As said in the answer of @HansLundmark this is Weyl's equidistribution theorem. It is an application of the ergodic theorem combined with the theorem that an irrational rotation of the circle is ergodic, and here's some details of how to reduce it to those two theorems.
Consider the unit circle $S^1$ in the complex plane. Given $q \in \mathbb{R}$, consider the function which rotates the circle $S^1$ through the angle $\frac{2 \pi}{q}$:
$$R(z) = e^{2 \pi i / q} z
$$
Define the iterates of this function by induction to be
$$R^n(z) = R(R^{n-1}(z))
$$
Your remainder function $r(n) \in [0,q)$ is the unique function such that
$$R^n(1) = e^{2 \pi i \, r(n)/q}
$$
This sequence $R^n(1)$ is the "orbit" of $1=1+0i$ under the action of the function $R(z)$.

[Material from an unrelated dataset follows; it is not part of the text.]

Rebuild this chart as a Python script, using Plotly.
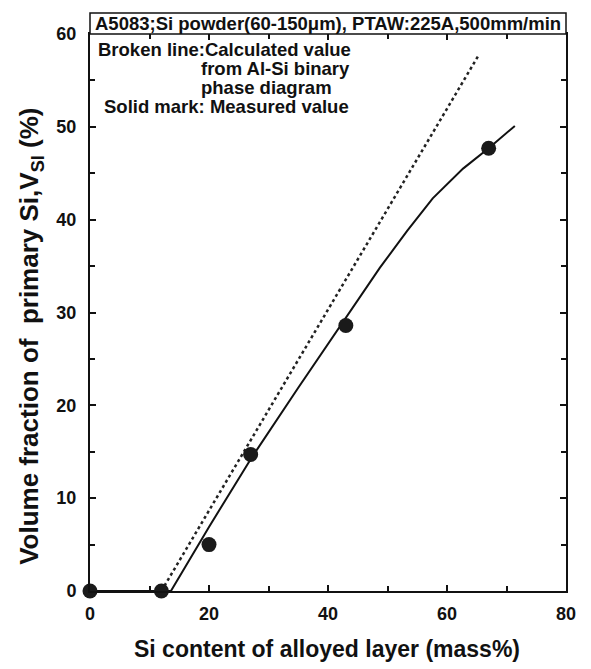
import plotly.graph_objects as go

# Measured values (solid marks)
meas_x = [0, 12, 20, 27, 43, 67]
meas_y = [0, 0, 5.0, 14.7, 28.6, 47.7]

# Solid fitted curve
curve_x = [0, 13.6, 20, 27, 35, 43, 48.7, 53.3, 57.6, 62.7, 67.2, 71.4]
curve_y = [0, 0, 6.9, 14.2, 21.9, 29.4, 34.8, 38.8, 42.3, 45.5, 47.8, 50.1]

# Broken line: calculated from Al-Si binary phase diagram
calc_x = [12, 65.4]
calc_y = [0, 57.8]

x_ticks = [0, 20, 40, 60, 80]
y_ticks = [0, 10, 20, 30, 40, 50, 60]

FONT = "Liberation Sans, Arial, Helvetica, sans-serif"

fig = go.Figure()
fig.add_trace(go.Scatter(x=calc_x, y=calc_y, mode="lines",
                         line=dict(color="#222", width=2.5, dash="dot"),
                         showlegend=False))
fig.add_trace(go.Scatter(x=curve_x, y=curve_y, mode="lines",
                         line=dict(color="#111", width=2),
                         showlegend=False))
fig.add_trace(go.Scatter(x=meas_x, y=meas_y, mode="markers",
                         marker=dict(color="#1a1a1a", size=15),
                         cliponaxis=False, showlegend=False))

axis_common = dict(showline=True, linecolor="#111", linewidth=2, mirror="ticks",
                   ticks="inside", ticklen=6, tickwidth=1.5, tickcolor="#111",
                   showgrid=False, zeroline=False,
                   tickfont=dict(family=FONT, size=18, color="#111", weight="bold"))

fig.update_xaxes(range=[0, 80], tickvals=x_ticks, ticklabelstandoff=5,
                 minor=dict(ticks="inside", dtick=10, ticklen=5, tickcolor="#111", tickwidth=1.5),
                 **axis_common)
fig.update_yaxes(range=[0, 60], tickvals=y_ticks, ticklabelstandoff=8,
                 minor=dict(ticks="inside", dtick=5, ticklen=5, tickcolor="#111", tickwidth=1.5),
                 **axis_common)

# Axis titles as annotations for exact placement
fig.add_annotation(xref="paper", yref="paper", x=0.497, y=-0.104,
                   xanchor="center", yanchor="middle", showarrow=False,
                   text="Si content of alloyed layer (mass%)",
                   font=dict(family=FONT, size=23, color="#111", weight="bold"))
fig.add_annotation(xref="paper", yref="paper", x=-0.124, y=0.458,
                   xanchor="center", yanchor="middle", showarrow=False, textangle=-90,
                   text="Volume fraction of&nbsp; primary Si,V<sub>SI</sub> (%)",
                   font=dict(family=FONT, size=26, color="#111", weight="bold"))

ann_font = dict(family=FONT, size=18.5, color="#111", weight="bold")
annotations = [
    dict(x=0.0147, y=0.9722, text="Broken line:Calculated value", xanchor="left"),
    dict(x=0.231, y=0.9381, text="from Al-Si binary", xanchor="left"),
    dict(x=0.231, y=0.9039, text="phase diagram", xanchor="left"),
    dict(x=0.027, y=0.8698, text="Solid mark: Measured value", xanchor="left"),
]
for a in annotations:
    fig.add_annotation(xref="paper", yref="paper", yanchor="middle", showarrow=False,
                       borderpad=0, font=ann_font, **a)

# Header box above the plot
fig.add_shape(type="rect", xref="paper", yref="paper", x0=0, x1=1, y0=1, y1=1.0377,
              line=dict(color="#111", width=1.5), fillcolor="white")
fig.add_annotation(xref="paper", yref="paper", x=0.5, y=1.019, yanchor="middle",
                   text="A5083;Si powder(60-150\u03bcm), PTAW:225A,500mm/min",
                   showarrow=False,
                   font=dict(family=FONT, size=18.5, color="#111", weight="bold"))

# page body has an 8px margin, so the figure is sized/offset to compensate
fig.update_layout(width=583, height=661, plot_bgcolor="white", paper_bgcolor="white",
                  margin=dict(l=82, r=25, t=26, b=78))

fig.write_html("out.html")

So your question comes down to asking: Why is the subset $\{R(x), R^2(x),\ldots,R^n(x)\}$ equally distributed in the circle as $n \to +\infty$?
Now let's bring in the ergodic theory.
Let $\mu$ denote the Borel measure on $S^1$ which assigns to an interval of angle $\alpha$ a measure of $\alpha/2\pi$. The theorem referred to above says that since $\frac{1}{q}$ is irrational, the transformation $R$ is ergodic with respect to $\mu$, and that means: for all $\mu$-measurable subsets $A \subset S^1$, if $R(A)=A$ then $\mu(A)=0$ or $1$.
Next we apply the Ergodic Theorem which, using that $R$ is ergodic with respect to $\mu$, says: For every $\mu$-integrable function $f : S^1 \to \mathbb{R}$ and for $\mu$-almost every $x \in S^1$ we have
$$\lim_{n \to \infty} \frac{1}{n} \sum_{i=1}^n f(R^i(x)) = \int_{S^1} f \, d\mu
$$
So finally we can use this to see why an orbit is equally distributed. Take an angular interval $A \subset S^1$ of angle $\alpha$, and let $\chi_A$ be the characteristic function of $A$. The expression $\frac{1}{n} \sum_{i=1}^n \chi_A(R^i(x))$ (under the limit sign on the left hand side) is simply the proportion of the points in the set $\{R(x), R^2(x),\ldots,R^n(x)\}$ which lie in $A$. What "uniformly distributed" should mean is that limit of this proportion as $n \to \infty$ (the left hand side) should be equal to $\alpha/2\pi=\mu(A)=\int_{A} d\mu = \int_{S^1} \chi_A$ (the right hand side). And they are indeed equal, that is exactly what the Ergodic Theorem says.